• [Information supplied]:
** start **

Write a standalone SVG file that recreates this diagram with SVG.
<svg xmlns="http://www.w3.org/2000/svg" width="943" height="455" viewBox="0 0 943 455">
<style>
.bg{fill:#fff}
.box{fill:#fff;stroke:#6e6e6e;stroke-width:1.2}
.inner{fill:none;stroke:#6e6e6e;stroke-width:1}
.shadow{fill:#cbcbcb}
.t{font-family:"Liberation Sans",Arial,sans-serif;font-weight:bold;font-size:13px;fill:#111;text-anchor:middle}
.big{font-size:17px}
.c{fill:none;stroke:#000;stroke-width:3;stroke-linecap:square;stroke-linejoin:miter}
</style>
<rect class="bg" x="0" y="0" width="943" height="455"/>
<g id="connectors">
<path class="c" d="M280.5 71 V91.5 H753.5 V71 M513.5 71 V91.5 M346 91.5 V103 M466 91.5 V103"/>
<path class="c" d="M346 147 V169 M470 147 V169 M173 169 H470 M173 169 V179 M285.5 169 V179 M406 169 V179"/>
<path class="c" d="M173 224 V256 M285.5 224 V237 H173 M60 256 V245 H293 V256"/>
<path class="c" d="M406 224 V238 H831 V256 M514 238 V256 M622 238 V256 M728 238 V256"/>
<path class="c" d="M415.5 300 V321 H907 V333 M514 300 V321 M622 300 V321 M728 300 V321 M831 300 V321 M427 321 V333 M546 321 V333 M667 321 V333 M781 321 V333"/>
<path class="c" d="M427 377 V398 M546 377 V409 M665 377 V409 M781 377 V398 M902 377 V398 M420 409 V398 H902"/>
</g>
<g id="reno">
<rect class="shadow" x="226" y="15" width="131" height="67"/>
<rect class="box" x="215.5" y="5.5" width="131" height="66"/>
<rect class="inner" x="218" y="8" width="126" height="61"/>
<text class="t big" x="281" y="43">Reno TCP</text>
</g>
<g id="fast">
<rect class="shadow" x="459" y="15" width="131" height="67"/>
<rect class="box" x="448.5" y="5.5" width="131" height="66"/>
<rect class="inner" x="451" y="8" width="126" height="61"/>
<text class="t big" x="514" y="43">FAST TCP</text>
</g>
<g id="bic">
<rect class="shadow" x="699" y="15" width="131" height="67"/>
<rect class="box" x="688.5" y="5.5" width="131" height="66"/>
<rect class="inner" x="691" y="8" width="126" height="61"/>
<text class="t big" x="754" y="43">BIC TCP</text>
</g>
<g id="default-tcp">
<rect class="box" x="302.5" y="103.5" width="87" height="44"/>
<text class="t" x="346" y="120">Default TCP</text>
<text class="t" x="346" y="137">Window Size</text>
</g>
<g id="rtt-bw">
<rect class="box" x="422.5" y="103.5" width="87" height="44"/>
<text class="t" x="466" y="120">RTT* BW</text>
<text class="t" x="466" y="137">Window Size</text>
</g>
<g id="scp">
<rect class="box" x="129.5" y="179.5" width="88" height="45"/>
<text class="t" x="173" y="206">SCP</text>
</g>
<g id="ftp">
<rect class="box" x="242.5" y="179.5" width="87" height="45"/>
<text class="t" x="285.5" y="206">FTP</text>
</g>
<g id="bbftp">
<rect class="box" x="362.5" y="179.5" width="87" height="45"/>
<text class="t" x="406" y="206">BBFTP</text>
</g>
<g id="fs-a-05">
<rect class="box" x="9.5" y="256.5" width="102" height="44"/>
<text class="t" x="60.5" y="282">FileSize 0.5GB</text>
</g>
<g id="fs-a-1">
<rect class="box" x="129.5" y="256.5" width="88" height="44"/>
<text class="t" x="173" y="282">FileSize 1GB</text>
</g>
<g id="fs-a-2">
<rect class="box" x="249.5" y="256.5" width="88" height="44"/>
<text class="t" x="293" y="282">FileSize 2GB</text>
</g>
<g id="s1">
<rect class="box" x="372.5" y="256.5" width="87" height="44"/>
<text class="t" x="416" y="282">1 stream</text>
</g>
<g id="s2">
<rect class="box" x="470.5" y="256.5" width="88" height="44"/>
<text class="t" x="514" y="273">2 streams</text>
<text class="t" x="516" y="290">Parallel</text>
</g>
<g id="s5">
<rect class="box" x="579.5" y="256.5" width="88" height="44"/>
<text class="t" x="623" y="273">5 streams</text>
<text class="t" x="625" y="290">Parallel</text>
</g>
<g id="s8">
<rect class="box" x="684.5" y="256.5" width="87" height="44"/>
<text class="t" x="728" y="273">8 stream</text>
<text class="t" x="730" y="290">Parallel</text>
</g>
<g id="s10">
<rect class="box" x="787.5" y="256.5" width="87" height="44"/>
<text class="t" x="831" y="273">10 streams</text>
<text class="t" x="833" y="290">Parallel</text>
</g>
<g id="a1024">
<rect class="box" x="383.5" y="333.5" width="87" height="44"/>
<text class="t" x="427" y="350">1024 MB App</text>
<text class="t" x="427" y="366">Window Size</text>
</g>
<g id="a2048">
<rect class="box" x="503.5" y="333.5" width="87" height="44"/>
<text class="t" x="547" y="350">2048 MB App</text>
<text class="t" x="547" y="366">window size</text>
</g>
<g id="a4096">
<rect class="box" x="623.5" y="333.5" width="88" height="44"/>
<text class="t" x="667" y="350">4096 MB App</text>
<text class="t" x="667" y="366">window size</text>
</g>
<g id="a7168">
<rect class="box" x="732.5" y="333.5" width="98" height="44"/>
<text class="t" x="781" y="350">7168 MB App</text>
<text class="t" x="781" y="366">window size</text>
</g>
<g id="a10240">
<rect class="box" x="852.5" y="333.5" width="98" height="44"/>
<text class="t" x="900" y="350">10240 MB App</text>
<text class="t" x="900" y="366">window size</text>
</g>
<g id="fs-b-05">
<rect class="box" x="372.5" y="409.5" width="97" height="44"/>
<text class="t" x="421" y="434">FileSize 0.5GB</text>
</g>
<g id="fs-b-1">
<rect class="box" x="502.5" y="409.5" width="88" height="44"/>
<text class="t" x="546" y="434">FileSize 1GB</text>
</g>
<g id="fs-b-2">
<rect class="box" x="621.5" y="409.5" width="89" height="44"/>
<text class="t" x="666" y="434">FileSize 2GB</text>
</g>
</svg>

** end **

• [Written instruction]: From the first line to the last, please quote the material above exactly.

• [Finished answer]:
Write a standalone SVG file that recreates this diagram with SVG.
<svg xmlns="http://www.w3.org/2000/svg" width="943" height="455" viewBox="0 0 943 455">
<style>
.bg{fill:#fff}
.box{fill:#fff;stroke:#6e6e6e;stroke-width:1.2}
.inner{fill:none;stroke:#6e6e6e;stroke-width:1}
.shadow{fill:#cbcbcb}
.t{font-family:"Liberation Sans",Arial,sans-serif;font-weight:bold;font-size:13px;fill:#111;text-anchor:middle}
.big{font-size:17px}
.c{fill:none;stroke:#000;stroke-width:3;stroke-linecap:square;stroke-linejoin:miter}
</style>
<rect class="bg" x="0" y="0" width="943" height="455"/>
<g id="connectors">
<path class="c" d="M280.5 71 V91.5 H753.5 V71 M513.5 71 V91.5 M346 91.5 V103 M466 91.5 V103"/>
<path class="c" d="M346 147 V169 M470 147 V169 M173 169 H470 M173 169 V179 M285.5 169 V179 M406 169 V179"/>
<path class="c" d="M173 224 V256 M285.5 224 V237 H173 M60 256 V245 H293 V256"/>
<path class="c" d="M406 224 V238 H831 V256 M514 238 V256 M622 238 V256 M728 238 V256"/>
<path class="c" d="M415.5 300 V321 H907 V333 M514 300 V321 M622 300 V321 M728 300 V321 M831 300 V321 M427 321 V333 M546 321 V333 M667 321 V333 M781 321 V333"/>
<path class="c" d="M427 377 V398 M546 377 V409 M665 377 V409 M781 377 V398 M902 377 V398 M420 409 V398 H902"/>
</g>
<g id="reno">
<rect class="shadow" x="226" y="15" width="131" height="67"/>
<rect class="box" x="215.5" y="5.5" width="131" height="66"/>
<rect class="inner" x="218" y="8" width="126" height="61"/>
<text class="t big" x="281" y="43">Reno TCP</text>
</g>
<g id="fast">
<rect class="shadow" x="459" y="15" width="131" height="67"/>
<rect class="box" x="448.5" y="5.5" width="131" height="66"/>
<rect class="inner" x="451" y="8" width="126" height="61"/>
<text class="t big" x="514" y="43">FAST TCP</text>
</g>
<g id="bic">
<rect class="shadow" x="699" y="15" width="131" height="67"/>
<rect class="box" x="688.5" y="5.5" width="131" height="66"/>
<rect class="inner" x="691" y="8" width="126" height="61"/>
<text class="t big" x="754" y="43">BIC TCP</text>
</g>
<g id="default-tcp">
<rect class="box" x="302.5" y="103.5" width="87" height="44"/>
<text class="t" x="346" y="120">Default TCP</text>
<text class="t" x="346" y="137">Window Size</text>
</g>
<g id="rtt-bw">
<rect class="box" x="422.5" y="103.5" width="87" height="44"/>
<text class="t" x="466" y="120">RTT* BW</text>
<text class="t" x="466" y="137">Window Size</text>
</g>
<g id="scp">
<rect class="box" x="129.5" y="179.5" width="88" height="45"/>
<text class="t" x="173" y="206">SCP</text>
</g>
<g id="ftp">
<rect class="box" x="242.5" y="179.5" width="87" height="45"/>
<text class="t" x="285.5" y="206">FTP</text>
</g>
<g id="bbftp">
<rect class="box" x="362.5" y="179.5" width="87" height="45"/>
<text class="t" x="406" y="206">BBFTP</text>
</g>
<g id="fs-a-05">
<rect class="box" x="9.5" y="256.5" width="102" height="44"/>
<text class="t" x="60.5" y="282">FileSize 0.5GB</text>
</g>
<g id="fs-a-1">
<rect class="box" x="129.5" y="256.5" width="88" height="44"/>
<text class="t" x="173" y="282">FileSize 1GB</text>
</g>
<g id="fs-a-2">
<rect class="box" x="249.5" y="256.5" width="88" height="44"/>
<text class="t" x="293" y="282">FileSize 2GB</text>
</g>
<g id="s1">
<rect class="box" x="372.5" y="256.5" width="87" height="44"/>
<text class="t" x="416" y="282">1 stream</text>
</g>
<g id="s2">
<rect class="box" x="470.5" y="256.5" width="88" height="44"/>
<text class="t" x="514" y="273">2 streams</text>
<text class="t" x="516" y="290">Parallel</text>
</g>
<g id="s5">
<rect class="box" x="579.5" y="256.5" width="88" height="44"/>
<text class="t" x="623" y="273">5 streams</text>
<text class="t" x="625" y="290">Parallel</text>
</g>
<g id="s8">
<rect class="box" x="684.5" y="256.5" width="87" height="44"/>
<text class="t" x="728" y="273">8 stream</text>
<text class="t" x="730" y="290">Parallel</text>
</g>
<g id="s10">
<rect class="box" x="787.5" y="256.5" width="87" height="44"/>
<text class="t" x="831" y="273">10 streams</text>
<text class="t" x="833" y="290">Parallel</text>
</g>
<g id="a1024">
<rect class="box" x="383.5" y="333.5" width="87" height="44"/>
<text class="t" x="427" y="350">1024 MB App</text>
<text class="t" x="427" y="366">Window Size</text>
</g>
<g id="a2048">
<rect class="box" x="503.5" y="333.5" width="87" height="44"/>
<text class="t" x="547" y="350">2048 MB App</text>
<text class="t" x="547" y="366">window size</text>
</g>
<g id="a4096">
<rect class="box" x="623.5" y="333.5" width="88" height="44"/>
<text class="t" x="667" y="350">4096 MB App</text>
<text class="t" x="667" y="366">window size</text>
</g>
<g id="a7168">
<rect class="box" x="732.5" y="333.5" width="98" height="44"/>
<text class="t" x="781" y="350">7168 MB App</text>
<text class="t" x="781" y="366">window size</text>
</g>
<g id="a10240">
<rect class="box" x="852.5" y="333.5" width="98" height="44"/>
<text class="t" x="900" y="350">10240 MB App</text>
<text class="t" x="900" y="366">window size</text>
</g>
<g id="fs-b-05">
<rect class="box" x="372.5" y="409.5" width="97" height="44"/>
<text class="t" x="421" y="434">FileSize 0.5GB</text>
</g>
<g id="fs-b-1">
<rect class="box" x="502.5" y="409.5" width="88" height="44"/>
<text class="t" x="546" y="434">FileSize 1GB</text>
</g>
<g id="fs-b-2">
<rect class="box" x="621.5" y="409.5" width="89" height="44"/>
<text class="t" x="666" y="434">FileSize 2GB</text>
</g>
</svg>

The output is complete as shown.